Write out the whole listing exactly as it stands.

— start Entries —

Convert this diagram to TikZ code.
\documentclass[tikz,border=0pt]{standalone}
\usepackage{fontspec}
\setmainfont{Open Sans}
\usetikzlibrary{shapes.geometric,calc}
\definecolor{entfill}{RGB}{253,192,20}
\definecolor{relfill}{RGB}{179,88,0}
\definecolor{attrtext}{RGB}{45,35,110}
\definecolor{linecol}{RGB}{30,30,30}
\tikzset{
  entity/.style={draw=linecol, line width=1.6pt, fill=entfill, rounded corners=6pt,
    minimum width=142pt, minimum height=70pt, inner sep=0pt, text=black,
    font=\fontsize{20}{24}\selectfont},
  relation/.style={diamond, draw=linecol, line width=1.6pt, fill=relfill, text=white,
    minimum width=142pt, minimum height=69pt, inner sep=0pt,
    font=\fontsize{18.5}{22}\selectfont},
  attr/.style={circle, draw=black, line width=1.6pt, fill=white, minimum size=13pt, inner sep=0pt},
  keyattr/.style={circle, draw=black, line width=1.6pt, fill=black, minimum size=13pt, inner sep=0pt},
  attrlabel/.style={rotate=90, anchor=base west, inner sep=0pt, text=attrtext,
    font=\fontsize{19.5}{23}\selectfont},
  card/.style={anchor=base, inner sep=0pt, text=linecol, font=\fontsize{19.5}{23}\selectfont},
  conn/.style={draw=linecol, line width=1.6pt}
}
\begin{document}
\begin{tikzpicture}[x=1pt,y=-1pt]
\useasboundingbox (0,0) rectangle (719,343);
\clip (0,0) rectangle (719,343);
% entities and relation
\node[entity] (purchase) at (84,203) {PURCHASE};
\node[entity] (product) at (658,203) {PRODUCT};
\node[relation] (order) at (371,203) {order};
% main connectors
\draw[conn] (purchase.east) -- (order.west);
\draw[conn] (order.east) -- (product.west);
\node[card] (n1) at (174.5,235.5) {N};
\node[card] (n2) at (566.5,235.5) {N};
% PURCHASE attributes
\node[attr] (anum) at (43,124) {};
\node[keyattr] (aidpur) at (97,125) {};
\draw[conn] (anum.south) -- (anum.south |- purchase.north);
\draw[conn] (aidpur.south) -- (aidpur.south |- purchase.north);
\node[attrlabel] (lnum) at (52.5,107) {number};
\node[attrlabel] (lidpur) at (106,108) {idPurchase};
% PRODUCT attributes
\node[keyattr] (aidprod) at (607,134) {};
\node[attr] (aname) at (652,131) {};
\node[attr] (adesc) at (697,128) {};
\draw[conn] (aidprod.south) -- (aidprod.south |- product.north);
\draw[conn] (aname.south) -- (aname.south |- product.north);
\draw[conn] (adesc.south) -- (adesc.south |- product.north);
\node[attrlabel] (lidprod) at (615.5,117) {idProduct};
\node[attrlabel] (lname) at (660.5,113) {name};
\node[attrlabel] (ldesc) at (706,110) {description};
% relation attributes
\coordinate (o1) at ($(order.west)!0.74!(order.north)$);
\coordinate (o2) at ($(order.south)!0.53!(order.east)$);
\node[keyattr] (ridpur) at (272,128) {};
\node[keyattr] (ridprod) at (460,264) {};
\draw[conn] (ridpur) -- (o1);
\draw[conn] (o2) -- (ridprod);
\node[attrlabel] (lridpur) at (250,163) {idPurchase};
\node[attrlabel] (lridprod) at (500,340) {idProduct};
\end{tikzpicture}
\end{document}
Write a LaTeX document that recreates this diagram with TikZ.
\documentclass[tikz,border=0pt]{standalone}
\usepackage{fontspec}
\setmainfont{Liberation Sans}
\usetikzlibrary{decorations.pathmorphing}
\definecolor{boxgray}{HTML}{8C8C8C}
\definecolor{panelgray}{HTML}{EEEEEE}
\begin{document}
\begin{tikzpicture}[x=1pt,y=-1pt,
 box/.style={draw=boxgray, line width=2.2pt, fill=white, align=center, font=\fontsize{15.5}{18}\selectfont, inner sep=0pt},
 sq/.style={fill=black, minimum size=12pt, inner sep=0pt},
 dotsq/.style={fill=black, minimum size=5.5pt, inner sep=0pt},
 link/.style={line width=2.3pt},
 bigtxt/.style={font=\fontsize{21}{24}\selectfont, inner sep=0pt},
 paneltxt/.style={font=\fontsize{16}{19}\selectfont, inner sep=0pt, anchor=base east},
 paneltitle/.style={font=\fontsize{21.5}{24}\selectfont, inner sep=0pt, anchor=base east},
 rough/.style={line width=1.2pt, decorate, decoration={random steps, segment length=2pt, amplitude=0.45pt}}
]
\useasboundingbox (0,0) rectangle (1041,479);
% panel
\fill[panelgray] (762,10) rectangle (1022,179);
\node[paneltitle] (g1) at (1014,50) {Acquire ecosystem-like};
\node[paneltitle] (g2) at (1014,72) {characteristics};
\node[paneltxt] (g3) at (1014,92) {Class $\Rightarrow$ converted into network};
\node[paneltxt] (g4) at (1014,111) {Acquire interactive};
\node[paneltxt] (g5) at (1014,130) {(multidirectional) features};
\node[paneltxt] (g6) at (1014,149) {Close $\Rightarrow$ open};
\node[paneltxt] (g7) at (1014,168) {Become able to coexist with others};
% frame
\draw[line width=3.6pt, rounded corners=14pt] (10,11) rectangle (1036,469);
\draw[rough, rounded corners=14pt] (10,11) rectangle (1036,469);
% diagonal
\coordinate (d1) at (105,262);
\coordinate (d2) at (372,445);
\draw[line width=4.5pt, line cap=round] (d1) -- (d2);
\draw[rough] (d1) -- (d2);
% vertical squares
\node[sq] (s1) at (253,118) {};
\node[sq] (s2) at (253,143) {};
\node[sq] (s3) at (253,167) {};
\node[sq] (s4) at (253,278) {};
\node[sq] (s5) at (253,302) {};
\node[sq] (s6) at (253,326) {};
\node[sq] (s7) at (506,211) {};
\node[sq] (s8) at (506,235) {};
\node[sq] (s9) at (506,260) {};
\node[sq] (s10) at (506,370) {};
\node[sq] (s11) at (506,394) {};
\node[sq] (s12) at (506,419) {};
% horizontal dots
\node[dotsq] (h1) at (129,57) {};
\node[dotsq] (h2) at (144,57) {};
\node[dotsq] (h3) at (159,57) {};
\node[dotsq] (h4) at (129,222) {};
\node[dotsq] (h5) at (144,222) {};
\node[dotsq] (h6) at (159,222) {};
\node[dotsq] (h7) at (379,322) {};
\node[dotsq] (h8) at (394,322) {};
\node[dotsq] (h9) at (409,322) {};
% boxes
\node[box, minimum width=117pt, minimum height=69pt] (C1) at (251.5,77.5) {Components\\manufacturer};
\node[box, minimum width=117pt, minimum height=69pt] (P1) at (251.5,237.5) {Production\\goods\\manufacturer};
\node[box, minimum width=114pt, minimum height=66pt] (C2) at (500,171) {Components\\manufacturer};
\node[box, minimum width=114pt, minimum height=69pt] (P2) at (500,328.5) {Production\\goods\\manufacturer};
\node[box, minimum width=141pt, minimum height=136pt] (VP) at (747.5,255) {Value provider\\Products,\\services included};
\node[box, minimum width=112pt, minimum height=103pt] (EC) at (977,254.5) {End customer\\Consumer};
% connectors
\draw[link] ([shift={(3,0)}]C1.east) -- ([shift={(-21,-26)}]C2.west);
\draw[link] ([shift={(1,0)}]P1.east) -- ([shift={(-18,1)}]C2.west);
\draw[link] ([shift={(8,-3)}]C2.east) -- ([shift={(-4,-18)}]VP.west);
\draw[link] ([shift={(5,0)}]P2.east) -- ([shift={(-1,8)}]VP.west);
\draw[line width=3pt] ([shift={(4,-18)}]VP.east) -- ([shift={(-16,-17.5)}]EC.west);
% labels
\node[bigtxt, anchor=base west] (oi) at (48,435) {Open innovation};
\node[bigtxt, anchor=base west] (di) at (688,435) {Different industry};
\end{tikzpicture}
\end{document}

— end Entries —

* **Final result**
Convert this diagram to TikZ code.
\documentclass[tikz,border=0pt]{standalone}
\usepackage{fontspec}
\setmainfont{Open Sans}
\usetikzlibrary{shapes.geometric,calc}
\definecolor{entfill}{RGB}{253,192,20}
\definecolor{relfill}{RGB}{179,88,0}
\definecolor{attrtext}{RGB}{45,35,110}
\definecolor{linecol}{RGB}{30,30,30}
\tikzset{
  entity/.style={draw=linecol, line width=1.6pt, fill=entfill, rounded corners=6pt,
    minimum width=142pt, minimum height=70pt, inner sep=0pt, text=black,
    font=\fontsize{20}{24}\selectfont},
  relation/.style={diamond, draw=linecol, line width=1.6pt, fill=relfill, text=white,
    minimum width=142pt, minimum height=69pt, inner sep=0pt,
    font=\fontsize{18.5}{22}\selectfont},
  attr/.style={circle, draw=black, line width=1.6pt, fill=white, minimum size=13pt, inner sep=0pt},
  keyattr/.style={circle, draw=black, line width=1.6pt, fill=black, minimum size=13pt, inner sep=0pt},
  attrlabel/.style={rotate=90, anchor=base west, inner sep=0pt, text=attrtext,
    font=\fontsize{19.5}{23}\selectfont},
  card/.style={anchor=base, inner sep=0pt, text=linecol, font=\fontsize{19.5}{23}\selectfont},
  conn/.style={draw=linecol, line width=1.6pt}
}
\begin{document}
\begin{tikzpicture}[x=1pt,y=-1pt]
\useasboundingbox (0,0) rectangle (719,343);
\clip (0,0) rectangle (719,343);
% entities and relation
\node[entity] (purchase) at (84,203) {PURCHASE};
\node[entity] (product) at (658,203) {PRODUCT};
\node[relation] (order) at (371,203) {order};
% main connectors
\draw[conn] (purchase.east) -- (order.west);
\draw[conn] (order.east) -- (product.west);
\node[card] (n1) at (174.5,235.5) {N};
\node[card] (n2) at (566.5,235.5) {N};
% PURCHASE attributes
\node[attr] (anum) at (43,124) {};
\node[keyattr] (aidpur) at (97,125) {};
\draw[conn] (anum.south) -- (anum.south |- purchase.north);
\draw[conn] (aidpur.south) -- (aidpur.south |- purchase.north);
\node[attrlabel] (lnum) at (52.5,107) {number};
\node[attrlabel] (lidpur) at (106,108) {idPurchase};
% PRODUCT attributes
\node[keyattr] (aidprod) at (607,134) {};
\node[attr] (aname) at (652,131) {};
\node[attr] (adesc) at (697,128) {};
\draw[conn] (aidprod.south) -- (aidprod.south |- product.north);
\draw[conn] (aname.south) -- (aname.south |- product.north);
\draw[conn] (adesc.south) -- (adesc.south |- product.north);
\node[attrlabel] (lidprod) at (615.5,117) {idProduct};
\node[attrlabel] (lname) at (660.5,113) {name};
\node[attrlabel] (ldesc) at (706,110) {description};
% relation attributes
\coordinate (o1) at ($(order.west)!0.74!(order.north)$);
\coordinate (o2) at ($(order.south)!0.53!(order.east)$);
\node[keyattr] (ridpur) at (272,128) {};
\node[keyattr] (ridprod) at (460,264) {};
\draw[conn] (ridpur) -- (o1);
\draw[conn] (o2) -- (ridprod);
\node[attrlabel] (lridpur) at (250,163) {idPurchase};
\node[attrlabel] (lridprod) at (500,340) {idProduct};
\end{tikzpicture}
\end{document}
Write a LaTeX document that recreates this diagram with TikZ.
\documentclass[tikz,border=0pt]{standalone}
\usepackage{fontspec}
\setmainfont{Liberation Sans}
\usetikzlibrary{decorations.pathmorphing}
\definecolor{boxgray}{HTML}{8C8C8C}
\definecolor{panelgray}{HTML}{EEEEEE}
\begin{document}
\begin{tikzpicture}[x=1pt,y=-1pt,
 box/.style={draw=boxgray, line width=2.2pt, fill=white, align=center, font=\fontsize{15.5}{18}\selectfont, inner sep=0pt},
 sq/.style={fill=black, minimum size=12pt, inner sep=0pt},
 dotsq/.style={fill=black, minimum size=5.5pt, inner sep=0pt},
 link/.style={line width=2.3pt},
 bigtxt/.style={font=\fontsize{21}{24}\selectfont, inner sep=0pt},
 paneltxt/.style={font=\fontsize{16}{19}\selectfont, inner sep=0pt, anchor=base east},
 paneltitle/.style={font=\fontsize{21.5}{24}\selectfont, inner sep=0pt, anchor=base east},
 rough/.style={line width=1.2pt, decorate, decoration={random steps, segment length=2pt, amplitude=0.45pt}}
]
\useasboundingbox (0,0) rectangle (1041,479);
% panel
\fill[panelgray] (762,10) rectangle (1022,179);
\node[paneltitle] (g1) at (1014,50) {Acquire ecosystem-like};
\node[paneltitle] (g2) at (1014,72) {characteristics};
\node[paneltxt] (g3) at (1014,92) {Class $\Rightarrow$ converted into network};
\node[paneltxt] (g4) at (1014,111) {Acquire interactive};
\node[paneltxt] (g5) at (1014,130) {(multidirectional) features};
\node[paneltxt] (g6) at (1014,149) {Close $\Rightarrow$ open};
\node[paneltxt] (g7) at (1014,168) {Become able to coexist with others};
% frame
\draw[line width=3.6pt, rounded corners=14pt] (10,11) rectangle (1036,469);
\draw[rough, rounded corners=14pt] (10,11) rectangle (1036,469);
% diagonal
\coordinate (d1) at (105,262);
\coordinate (d2) at (372,445);
\draw[line width=4.5pt, line cap=round] (d1) -- (d2);
\draw[rough] (d1) -- (d2);
% vertical squares
\node[sq] (s1) at (253,118) {};
\node[sq] (s2) at (253,143) {};
\node[sq] (s3) at (253,167) {};
\node[sq] (s4) at (253,278) {};
\node[sq] (s5) at (253,302) {};
\node[sq] (s6) at (253,326) {};
\node[sq] (s7) at (506,211) {};
\node[sq] (s8) at (506,235) {};
\node[sq] (s9) at (506,260) {};
\node[sq] (s10) at (506,370) {};
\node[sq] (s11) at (506,394) {};
\node[sq] (s12) at (506,419) {};
% horizontal dots
\node[dotsq] (h1) at (129,57) {};
\node[dotsq] (h2) at (144,57) {};
\node[dotsq] (h3) at (159,57) {};
\node[dotsq] (h4) at (129,222) {};
\node[dotsq] (h5) at (144,222) {};
\node[dotsq] (h6) at (159,222) {};
\node[dotsq] (h7) at (379,322) {};
\node[dotsq] (h8) at (394,322) {};
\node[dotsq] (h9) at (409,322) {};
% boxes
\node[box, minimum width=117pt, minimum height=69pt] (C1) at (251.5,77.5) {Components\\manufacturer};
\node[box, minimum width=117pt, minimum height=69pt] (P1) at (251.5,237.5) {Production\\goods\\manufacturer};
\node[box, minimum width=114pt, minimum height=66pt] (C2) at (500,171) {Components\\manufacturer};
\node[box, minimum width=114pt, minimum height=69pt] (P2) at (500,328.5) {Production\\goods\\manufacturer};
\node[box, minimum width=141pt, minimum height=136pt] (VP) at (747.5,255) {Value provider\\Products,\\services included};
\node[box, minimum width=112pt, minimum height=103pt] (EC) at (977,254.5) {End customer\\Consumer};
% connectors
\draw[link] ([shift={(3,0)}]C1.east) -- ([shift={(-21,-26)}]C2.west);
\draw[link] ([shift={(1,0)}]P1.east) -- ([shift={(-18,1)}]C2.west);
\draw[link] ([shift={(8,-3)}]C2.east) -- ([shift={(-4,-18)}]VP.west);
\draw[link] ([shift={(5,0)}]P2.east) -- ([shift={(-1,8)}]VP.west);
\draw[line width=3pt] ([shift={(4,-18)}]VP.east) -- ([shift={(-16,-17.5)}]EC.west);
% labels
\node[bigtxt, anchor=base west] (oi) at (48,435) {Open innovation};
\node[bigtxt, anchor=base west] (di) at (688,435) {Different industry};
\end{tikzpicture}
\end{document}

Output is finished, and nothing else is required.